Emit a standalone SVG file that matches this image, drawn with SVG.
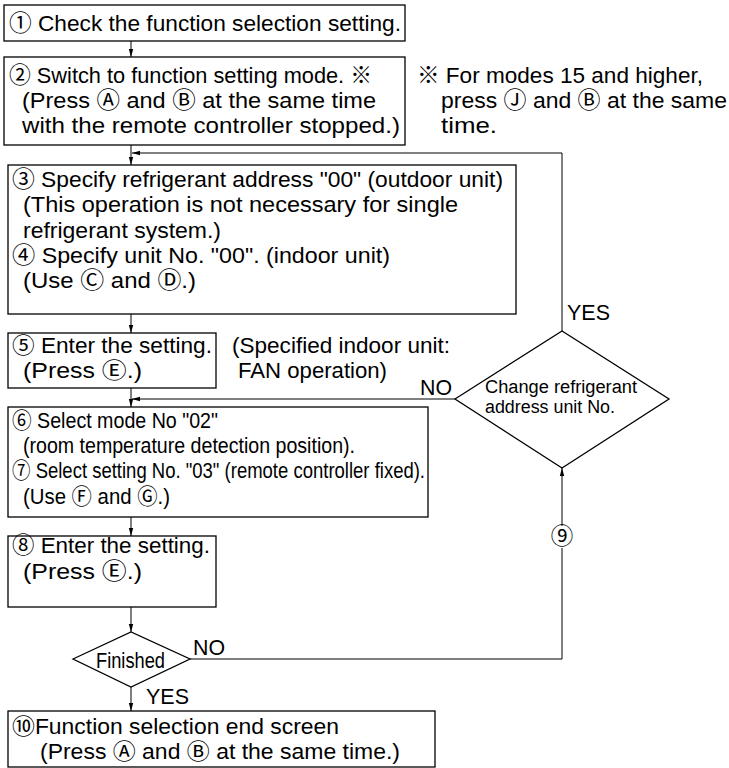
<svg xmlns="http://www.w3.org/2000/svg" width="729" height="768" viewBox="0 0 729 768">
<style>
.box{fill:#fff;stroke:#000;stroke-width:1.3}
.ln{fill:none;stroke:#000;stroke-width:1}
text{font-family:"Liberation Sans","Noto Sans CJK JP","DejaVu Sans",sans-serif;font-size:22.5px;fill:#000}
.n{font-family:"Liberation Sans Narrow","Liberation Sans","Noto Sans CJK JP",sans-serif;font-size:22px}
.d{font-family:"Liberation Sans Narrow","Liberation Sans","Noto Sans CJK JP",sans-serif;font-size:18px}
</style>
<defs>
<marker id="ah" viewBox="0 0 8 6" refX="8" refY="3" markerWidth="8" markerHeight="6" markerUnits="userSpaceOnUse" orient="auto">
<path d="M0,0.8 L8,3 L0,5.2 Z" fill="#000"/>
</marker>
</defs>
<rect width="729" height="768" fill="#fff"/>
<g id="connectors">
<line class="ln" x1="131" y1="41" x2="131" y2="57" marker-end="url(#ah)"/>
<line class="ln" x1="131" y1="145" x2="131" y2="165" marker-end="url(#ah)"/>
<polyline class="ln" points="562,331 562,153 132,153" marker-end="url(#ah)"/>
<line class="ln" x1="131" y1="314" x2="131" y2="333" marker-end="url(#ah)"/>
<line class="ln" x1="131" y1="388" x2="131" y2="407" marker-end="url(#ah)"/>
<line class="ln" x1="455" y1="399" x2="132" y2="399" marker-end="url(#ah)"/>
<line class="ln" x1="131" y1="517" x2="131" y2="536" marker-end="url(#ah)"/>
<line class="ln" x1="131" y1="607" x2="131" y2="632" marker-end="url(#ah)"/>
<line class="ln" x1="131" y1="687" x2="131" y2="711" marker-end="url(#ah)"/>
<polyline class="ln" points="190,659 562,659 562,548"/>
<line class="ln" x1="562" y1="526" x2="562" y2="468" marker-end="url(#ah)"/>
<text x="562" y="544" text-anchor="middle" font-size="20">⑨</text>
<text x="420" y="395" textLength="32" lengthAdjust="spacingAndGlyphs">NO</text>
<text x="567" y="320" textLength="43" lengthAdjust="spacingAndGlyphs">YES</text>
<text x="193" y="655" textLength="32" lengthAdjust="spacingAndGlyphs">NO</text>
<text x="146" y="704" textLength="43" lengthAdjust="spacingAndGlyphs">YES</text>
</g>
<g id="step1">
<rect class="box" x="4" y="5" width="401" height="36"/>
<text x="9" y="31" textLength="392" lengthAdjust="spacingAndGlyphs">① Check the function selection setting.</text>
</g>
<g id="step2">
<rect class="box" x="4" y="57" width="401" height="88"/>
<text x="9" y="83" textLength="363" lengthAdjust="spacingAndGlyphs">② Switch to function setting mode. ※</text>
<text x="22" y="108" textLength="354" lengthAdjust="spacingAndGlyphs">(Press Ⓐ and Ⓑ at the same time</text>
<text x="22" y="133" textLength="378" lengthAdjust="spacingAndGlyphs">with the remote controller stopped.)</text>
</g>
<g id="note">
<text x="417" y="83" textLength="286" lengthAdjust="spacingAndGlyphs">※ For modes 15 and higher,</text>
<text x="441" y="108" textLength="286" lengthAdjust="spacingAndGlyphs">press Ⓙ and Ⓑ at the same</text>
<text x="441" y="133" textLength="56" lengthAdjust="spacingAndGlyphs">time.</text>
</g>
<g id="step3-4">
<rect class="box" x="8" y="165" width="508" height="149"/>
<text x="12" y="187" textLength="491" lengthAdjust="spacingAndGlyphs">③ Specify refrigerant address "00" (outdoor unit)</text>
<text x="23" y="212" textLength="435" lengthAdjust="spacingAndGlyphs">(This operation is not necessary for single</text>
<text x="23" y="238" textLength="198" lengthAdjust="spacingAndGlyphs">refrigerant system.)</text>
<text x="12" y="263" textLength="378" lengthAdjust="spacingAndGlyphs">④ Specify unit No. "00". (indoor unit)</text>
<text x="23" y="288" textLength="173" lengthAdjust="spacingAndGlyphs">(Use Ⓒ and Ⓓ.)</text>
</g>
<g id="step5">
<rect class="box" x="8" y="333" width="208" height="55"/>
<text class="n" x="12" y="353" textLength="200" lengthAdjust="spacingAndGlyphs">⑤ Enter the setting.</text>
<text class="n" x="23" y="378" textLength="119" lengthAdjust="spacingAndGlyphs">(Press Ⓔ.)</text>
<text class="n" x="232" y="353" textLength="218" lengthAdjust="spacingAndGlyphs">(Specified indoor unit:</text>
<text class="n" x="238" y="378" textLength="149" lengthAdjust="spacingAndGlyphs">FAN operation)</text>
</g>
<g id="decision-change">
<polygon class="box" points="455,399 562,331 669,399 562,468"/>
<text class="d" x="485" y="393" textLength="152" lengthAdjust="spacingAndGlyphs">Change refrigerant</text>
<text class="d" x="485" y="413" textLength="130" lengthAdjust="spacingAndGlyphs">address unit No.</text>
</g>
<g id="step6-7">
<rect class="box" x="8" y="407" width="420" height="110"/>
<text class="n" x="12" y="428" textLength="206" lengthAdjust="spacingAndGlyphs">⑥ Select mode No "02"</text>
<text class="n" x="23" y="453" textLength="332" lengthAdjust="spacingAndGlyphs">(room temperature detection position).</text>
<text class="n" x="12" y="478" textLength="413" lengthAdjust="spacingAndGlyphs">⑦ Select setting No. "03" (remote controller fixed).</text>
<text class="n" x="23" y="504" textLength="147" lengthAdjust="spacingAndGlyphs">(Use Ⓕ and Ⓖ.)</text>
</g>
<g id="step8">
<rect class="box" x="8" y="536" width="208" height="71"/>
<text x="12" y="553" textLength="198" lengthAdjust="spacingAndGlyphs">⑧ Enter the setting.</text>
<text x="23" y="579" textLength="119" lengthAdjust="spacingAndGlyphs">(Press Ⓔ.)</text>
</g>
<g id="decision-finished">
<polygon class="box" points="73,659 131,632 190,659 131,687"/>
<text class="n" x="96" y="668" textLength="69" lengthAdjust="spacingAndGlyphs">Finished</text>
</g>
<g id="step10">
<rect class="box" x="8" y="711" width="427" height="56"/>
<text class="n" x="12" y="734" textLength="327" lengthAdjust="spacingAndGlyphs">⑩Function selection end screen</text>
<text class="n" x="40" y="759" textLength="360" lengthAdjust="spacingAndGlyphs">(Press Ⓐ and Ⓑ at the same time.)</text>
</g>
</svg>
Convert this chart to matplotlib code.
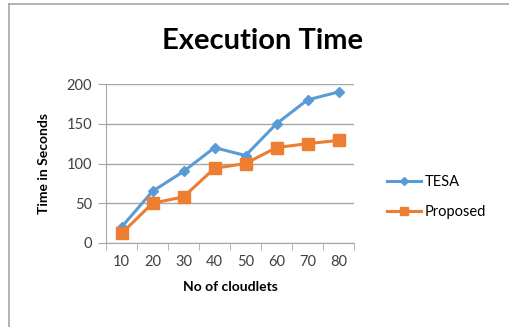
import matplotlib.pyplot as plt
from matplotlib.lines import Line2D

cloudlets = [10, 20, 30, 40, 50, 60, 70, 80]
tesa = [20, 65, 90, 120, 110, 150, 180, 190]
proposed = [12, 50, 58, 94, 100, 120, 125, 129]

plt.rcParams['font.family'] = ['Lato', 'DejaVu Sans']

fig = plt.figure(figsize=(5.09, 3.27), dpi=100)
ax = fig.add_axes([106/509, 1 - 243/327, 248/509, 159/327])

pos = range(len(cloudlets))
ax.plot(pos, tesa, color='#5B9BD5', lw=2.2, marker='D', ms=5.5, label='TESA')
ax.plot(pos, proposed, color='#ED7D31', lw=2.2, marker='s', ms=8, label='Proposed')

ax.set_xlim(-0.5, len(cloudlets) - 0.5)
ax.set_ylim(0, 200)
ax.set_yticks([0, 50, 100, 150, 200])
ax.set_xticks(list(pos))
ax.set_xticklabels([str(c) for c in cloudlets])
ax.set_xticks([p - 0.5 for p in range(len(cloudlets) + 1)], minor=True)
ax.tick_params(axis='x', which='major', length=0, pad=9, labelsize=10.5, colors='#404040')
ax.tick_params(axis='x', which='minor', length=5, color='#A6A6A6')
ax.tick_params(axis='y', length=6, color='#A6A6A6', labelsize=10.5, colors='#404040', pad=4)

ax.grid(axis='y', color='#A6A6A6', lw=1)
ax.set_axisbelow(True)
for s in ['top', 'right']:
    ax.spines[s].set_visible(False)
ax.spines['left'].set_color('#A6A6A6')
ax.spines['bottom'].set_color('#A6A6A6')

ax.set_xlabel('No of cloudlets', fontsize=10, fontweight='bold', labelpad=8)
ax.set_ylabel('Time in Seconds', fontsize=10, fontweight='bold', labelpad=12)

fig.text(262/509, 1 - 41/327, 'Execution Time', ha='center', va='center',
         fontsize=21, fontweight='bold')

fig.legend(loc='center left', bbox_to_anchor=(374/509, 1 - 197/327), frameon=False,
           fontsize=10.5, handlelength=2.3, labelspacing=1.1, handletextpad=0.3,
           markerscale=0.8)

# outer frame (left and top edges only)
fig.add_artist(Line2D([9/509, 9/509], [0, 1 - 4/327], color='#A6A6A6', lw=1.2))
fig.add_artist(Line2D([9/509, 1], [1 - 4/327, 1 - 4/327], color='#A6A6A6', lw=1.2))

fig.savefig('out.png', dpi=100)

################

## THE REQUEST
Read the lines above. Gather those in which the string "matplotlib" is found.

## EXPECTED OUTPUT
Convert this chart to matplotlib code.
import matplotlib.pyplot as plt
from matplotlib.lines import Line2D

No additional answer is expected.